In 2014, I started an everyday photo project called The Joy Project. You can read about the project here. For years, I captured the everyday life of our three children. At the time our children were 4, 7, and 9 . Through the Joy Project, I also took time to reflect on the beauty of these days at home with each of them. The beauty found in the mundane.

Today, we have four children ages 4, 11, 13, and 16. I continued this project for years, but over the last few years I stopped shooting daily. I stopped sharing daily. Life with two teenagers, a tween, and a four year old is undoubtedly busy and full. During the past decade, I’ve seen social media interaction ebb and flow. It was once a place filled with many artists encouraging, inspiring and challenging one another. A place of authors sharing their words and heart. A place of community. Social media was the place to be and the life of a blog slowly died. Social media has changed since those initial years. It’s still filled with beautiful artists and writers, but you have to dig through so much negativity to find that inspiration. And then there is also the algorithms and business side of social media. I’ve felt the pangs of interaction dwindling. I’ve felt the pressure of creating something amazing each time I share. I’ve felt the insecurities as “likes” have drastically declined through the years. I know I am not alone in many of these feelings.

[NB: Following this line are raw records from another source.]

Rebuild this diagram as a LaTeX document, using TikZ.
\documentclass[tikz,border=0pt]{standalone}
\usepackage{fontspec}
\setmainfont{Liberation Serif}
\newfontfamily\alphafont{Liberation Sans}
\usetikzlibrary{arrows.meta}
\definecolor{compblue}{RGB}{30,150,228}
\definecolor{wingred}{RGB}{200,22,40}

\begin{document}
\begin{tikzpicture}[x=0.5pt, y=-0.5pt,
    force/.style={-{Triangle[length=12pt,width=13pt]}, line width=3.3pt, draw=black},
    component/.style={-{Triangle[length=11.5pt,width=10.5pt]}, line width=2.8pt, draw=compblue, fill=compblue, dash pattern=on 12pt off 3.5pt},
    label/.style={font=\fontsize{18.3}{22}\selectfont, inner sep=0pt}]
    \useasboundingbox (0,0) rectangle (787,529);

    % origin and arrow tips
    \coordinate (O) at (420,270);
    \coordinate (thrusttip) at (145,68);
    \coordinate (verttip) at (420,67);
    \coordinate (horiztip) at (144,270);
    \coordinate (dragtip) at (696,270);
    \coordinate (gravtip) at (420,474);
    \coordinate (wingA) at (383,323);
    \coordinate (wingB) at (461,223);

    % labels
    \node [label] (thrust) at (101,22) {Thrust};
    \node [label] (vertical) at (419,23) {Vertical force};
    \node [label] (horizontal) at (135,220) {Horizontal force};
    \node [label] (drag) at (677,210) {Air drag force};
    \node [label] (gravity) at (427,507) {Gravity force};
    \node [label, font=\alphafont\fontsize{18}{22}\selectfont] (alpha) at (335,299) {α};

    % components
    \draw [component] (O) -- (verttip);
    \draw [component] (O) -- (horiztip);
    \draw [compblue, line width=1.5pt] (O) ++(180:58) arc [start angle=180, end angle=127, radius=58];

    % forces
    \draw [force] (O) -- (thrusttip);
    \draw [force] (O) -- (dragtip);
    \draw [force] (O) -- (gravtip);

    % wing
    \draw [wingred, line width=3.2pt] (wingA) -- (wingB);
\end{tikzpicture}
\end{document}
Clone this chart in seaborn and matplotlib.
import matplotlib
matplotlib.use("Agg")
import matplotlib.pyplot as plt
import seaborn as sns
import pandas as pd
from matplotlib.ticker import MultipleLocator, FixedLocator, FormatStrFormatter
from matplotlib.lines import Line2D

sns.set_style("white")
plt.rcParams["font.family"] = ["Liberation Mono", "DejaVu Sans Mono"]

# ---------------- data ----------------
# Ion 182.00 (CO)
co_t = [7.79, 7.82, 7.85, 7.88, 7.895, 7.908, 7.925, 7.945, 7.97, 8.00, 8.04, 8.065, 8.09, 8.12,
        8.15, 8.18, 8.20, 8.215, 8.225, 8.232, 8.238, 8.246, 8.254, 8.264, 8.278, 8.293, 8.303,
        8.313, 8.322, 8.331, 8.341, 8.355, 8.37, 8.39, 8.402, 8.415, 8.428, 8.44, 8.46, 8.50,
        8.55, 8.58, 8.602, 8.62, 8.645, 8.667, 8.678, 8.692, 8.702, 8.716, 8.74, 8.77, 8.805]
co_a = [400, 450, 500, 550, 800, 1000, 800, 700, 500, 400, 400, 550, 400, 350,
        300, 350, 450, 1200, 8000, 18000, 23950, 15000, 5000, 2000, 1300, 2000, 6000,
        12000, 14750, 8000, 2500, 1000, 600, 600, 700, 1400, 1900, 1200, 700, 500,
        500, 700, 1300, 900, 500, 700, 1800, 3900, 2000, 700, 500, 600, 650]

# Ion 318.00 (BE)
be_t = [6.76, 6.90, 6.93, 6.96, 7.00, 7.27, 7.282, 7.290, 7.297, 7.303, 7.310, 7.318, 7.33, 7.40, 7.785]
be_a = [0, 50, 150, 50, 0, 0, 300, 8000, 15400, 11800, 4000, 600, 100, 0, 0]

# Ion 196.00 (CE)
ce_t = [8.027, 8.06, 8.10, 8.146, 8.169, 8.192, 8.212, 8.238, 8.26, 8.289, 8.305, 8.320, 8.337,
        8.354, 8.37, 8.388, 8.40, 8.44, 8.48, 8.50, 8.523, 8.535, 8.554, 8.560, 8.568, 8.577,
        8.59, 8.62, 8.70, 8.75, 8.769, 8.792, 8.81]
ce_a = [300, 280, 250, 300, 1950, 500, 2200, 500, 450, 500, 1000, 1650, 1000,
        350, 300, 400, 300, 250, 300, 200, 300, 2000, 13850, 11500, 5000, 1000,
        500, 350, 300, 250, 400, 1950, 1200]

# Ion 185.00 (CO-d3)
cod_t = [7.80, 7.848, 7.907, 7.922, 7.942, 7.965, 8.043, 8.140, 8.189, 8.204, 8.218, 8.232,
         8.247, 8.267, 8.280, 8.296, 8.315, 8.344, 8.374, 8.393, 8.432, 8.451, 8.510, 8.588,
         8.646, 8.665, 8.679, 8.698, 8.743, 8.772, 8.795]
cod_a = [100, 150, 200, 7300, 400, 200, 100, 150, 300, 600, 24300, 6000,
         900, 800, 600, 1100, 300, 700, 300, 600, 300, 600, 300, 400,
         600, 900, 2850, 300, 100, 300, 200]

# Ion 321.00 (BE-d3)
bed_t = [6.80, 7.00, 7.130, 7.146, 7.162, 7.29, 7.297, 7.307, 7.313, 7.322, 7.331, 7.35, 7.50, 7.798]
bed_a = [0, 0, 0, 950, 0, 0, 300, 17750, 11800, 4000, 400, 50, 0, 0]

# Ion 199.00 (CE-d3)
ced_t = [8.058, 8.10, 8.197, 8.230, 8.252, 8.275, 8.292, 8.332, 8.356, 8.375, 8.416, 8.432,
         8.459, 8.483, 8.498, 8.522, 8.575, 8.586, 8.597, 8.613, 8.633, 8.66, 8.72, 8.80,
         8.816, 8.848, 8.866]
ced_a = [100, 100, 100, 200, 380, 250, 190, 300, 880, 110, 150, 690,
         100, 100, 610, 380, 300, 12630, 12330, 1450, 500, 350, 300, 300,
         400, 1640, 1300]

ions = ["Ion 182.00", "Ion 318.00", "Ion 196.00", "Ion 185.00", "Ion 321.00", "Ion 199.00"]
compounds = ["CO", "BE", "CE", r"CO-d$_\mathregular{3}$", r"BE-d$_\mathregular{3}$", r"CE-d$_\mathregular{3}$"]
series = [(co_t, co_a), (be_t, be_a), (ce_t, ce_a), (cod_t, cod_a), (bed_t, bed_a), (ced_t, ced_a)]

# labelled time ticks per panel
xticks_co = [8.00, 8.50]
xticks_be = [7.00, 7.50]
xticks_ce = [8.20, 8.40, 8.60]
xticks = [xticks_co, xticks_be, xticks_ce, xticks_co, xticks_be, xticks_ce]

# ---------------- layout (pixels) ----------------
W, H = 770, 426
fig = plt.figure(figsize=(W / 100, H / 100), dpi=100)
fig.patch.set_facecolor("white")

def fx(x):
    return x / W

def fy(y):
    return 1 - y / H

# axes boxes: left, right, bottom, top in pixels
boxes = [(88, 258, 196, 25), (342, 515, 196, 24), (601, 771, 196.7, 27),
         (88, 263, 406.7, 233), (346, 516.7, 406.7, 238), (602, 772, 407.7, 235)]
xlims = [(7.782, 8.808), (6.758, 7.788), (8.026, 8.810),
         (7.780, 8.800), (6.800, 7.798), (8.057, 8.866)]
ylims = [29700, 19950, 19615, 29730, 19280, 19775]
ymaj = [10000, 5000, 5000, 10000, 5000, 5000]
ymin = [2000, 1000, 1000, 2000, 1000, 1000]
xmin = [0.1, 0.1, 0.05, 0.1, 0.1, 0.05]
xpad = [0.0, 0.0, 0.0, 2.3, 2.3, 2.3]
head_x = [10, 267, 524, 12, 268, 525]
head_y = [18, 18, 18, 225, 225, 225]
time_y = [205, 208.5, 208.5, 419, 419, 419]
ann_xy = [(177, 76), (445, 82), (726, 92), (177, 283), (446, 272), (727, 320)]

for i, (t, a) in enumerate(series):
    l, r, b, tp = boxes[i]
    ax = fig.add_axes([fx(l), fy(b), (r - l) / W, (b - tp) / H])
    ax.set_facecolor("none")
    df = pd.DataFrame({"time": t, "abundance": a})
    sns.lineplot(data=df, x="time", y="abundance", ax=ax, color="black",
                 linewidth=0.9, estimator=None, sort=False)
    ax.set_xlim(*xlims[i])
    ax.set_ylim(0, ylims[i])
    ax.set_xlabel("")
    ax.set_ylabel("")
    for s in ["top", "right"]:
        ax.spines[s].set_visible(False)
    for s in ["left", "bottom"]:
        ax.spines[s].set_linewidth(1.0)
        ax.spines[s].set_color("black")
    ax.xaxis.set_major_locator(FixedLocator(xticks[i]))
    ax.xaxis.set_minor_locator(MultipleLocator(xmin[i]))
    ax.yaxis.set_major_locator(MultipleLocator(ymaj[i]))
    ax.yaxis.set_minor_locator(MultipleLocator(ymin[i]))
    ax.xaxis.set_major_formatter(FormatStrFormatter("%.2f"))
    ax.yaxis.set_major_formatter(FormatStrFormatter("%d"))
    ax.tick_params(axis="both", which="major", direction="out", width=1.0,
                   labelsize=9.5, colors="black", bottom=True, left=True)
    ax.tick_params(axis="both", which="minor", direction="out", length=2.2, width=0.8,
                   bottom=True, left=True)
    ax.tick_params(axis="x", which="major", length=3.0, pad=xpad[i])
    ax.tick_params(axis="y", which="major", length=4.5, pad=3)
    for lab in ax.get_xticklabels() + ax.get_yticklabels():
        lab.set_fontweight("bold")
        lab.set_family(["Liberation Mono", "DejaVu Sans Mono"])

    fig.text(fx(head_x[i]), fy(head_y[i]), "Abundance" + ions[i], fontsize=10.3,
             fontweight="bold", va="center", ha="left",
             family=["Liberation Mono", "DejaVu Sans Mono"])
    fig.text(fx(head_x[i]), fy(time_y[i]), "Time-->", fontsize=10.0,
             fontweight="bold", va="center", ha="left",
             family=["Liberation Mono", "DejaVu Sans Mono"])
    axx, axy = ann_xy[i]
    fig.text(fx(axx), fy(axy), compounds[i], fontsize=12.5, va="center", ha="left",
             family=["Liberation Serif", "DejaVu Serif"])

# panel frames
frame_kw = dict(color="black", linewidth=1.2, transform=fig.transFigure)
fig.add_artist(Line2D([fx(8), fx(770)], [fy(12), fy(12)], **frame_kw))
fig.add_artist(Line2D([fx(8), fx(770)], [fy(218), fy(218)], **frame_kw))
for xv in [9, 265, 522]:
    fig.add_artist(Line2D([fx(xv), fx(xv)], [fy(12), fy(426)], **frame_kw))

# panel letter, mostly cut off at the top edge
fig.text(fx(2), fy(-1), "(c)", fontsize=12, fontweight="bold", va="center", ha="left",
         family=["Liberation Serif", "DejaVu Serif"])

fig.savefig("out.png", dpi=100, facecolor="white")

2020 has been challenging in many ways. The world seems like such a dark place right now, yet, I still believe there is beauty to find everyday. I believe God’s light is ever present, we just have to keep seeking. To be aware. This year, I have decided to bring back The Joy Project; my daily project to find the beauty in the mundane. I was going to start again November 1st as I have often enjoyed shooting 30 days of thanks or other gratitude projects in November. But, I realized there was no better time than today. My desire is to start shooting daily again and to resume posting to my blog. To capture the everyday details of life with our four children. I am certain that there will be days I miss and I will offer myself grace when needed. I realize more than ever that these days are fleeting. I don’t want to pick up my camera in hopes “of the world loving my images.'“ I want to pick up my camera to tell the story of today. I want to do this as an artist, but moreover, I want to do this as a mother. My prayer is that I will look back on these stories and see how Christ grew each of us through this season together. My prayer is that we can all begin to see more light than dark.

For my fellow artists and mothers. Don’t forget your why. I think somehow many of us lost our why and forgot the true love we felt when we began creating. These stories matter. I can only imagine one day there will be something different than what we know social media as today. Your following, likes and interaction will cease to exist, but the images you leave as a legacy for your family will be a last for years to come. Finally, the true gift comes as God shows you the light through the details of the mundane.The gift of seeing His beauty in the everyday is my prayer for each of you.